Although the lions are life sized models they are nowhere near as imposing as either the elephants or rhinos, but then I guess you’d expect a certain degree of understatement in this genteel Georgian city. The other major difference I noticed between the elephants and the lions was that, despite large numbers of tourists in both cities, the lions were being ignored by passers-by on the whole. The smaller size of the lion sculptures also meant that there could be more imaginative placement of them. A large number were in shop windows or on roofs and porches meaning that you had to keep your eyes well and truly peeled to spot them.

The biggest disadvantage of doing this sort of thing on a Sunday is that a number of the premises holding lions were not open. A couple could be seen through shuttered windows and there was no sign at all of some of the others. Also a number of lions that had been positioned have had to be removed for repairs following vandalism. That’s right, vandalism in Bath. A lot of the outdoor lions are mounted on trolleys meaning they can be wheeled inside each evening for safe keeping.

During the day we managed to find and photograph 73 of the 100, a considerably higher percentage return than I ever managed hunting elephants in London.
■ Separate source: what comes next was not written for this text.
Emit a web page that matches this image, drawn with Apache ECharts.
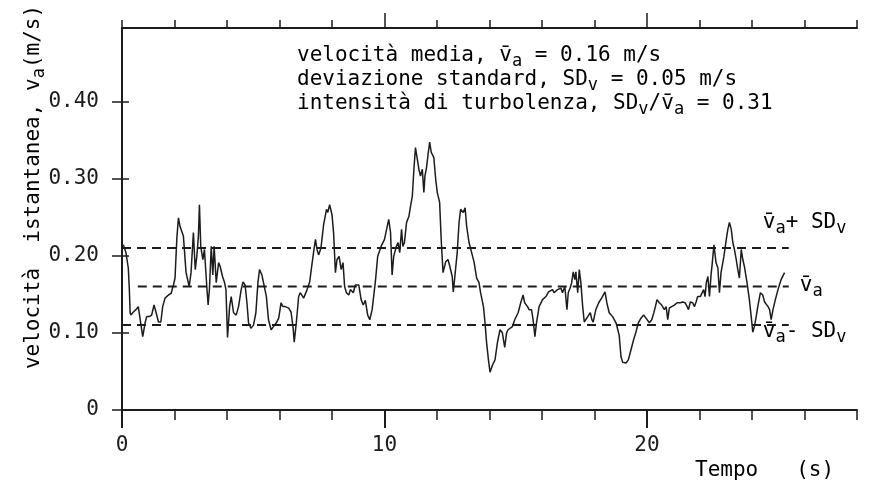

I shall return in early August to see as many of the rest as possible, and will probably head back at the start of October when all 100 will be exhibited for 2 days in front of the the Royal Crescent allowing me to see any I may have missed.

I said it with the elephants and I’ll say it again, these public art exhibitions are a really good excuse to go out and explore different parts of the host city. No matter how often you may have visited in the past you are always taken to parts you never knew existed. Roll on Chester next weekend!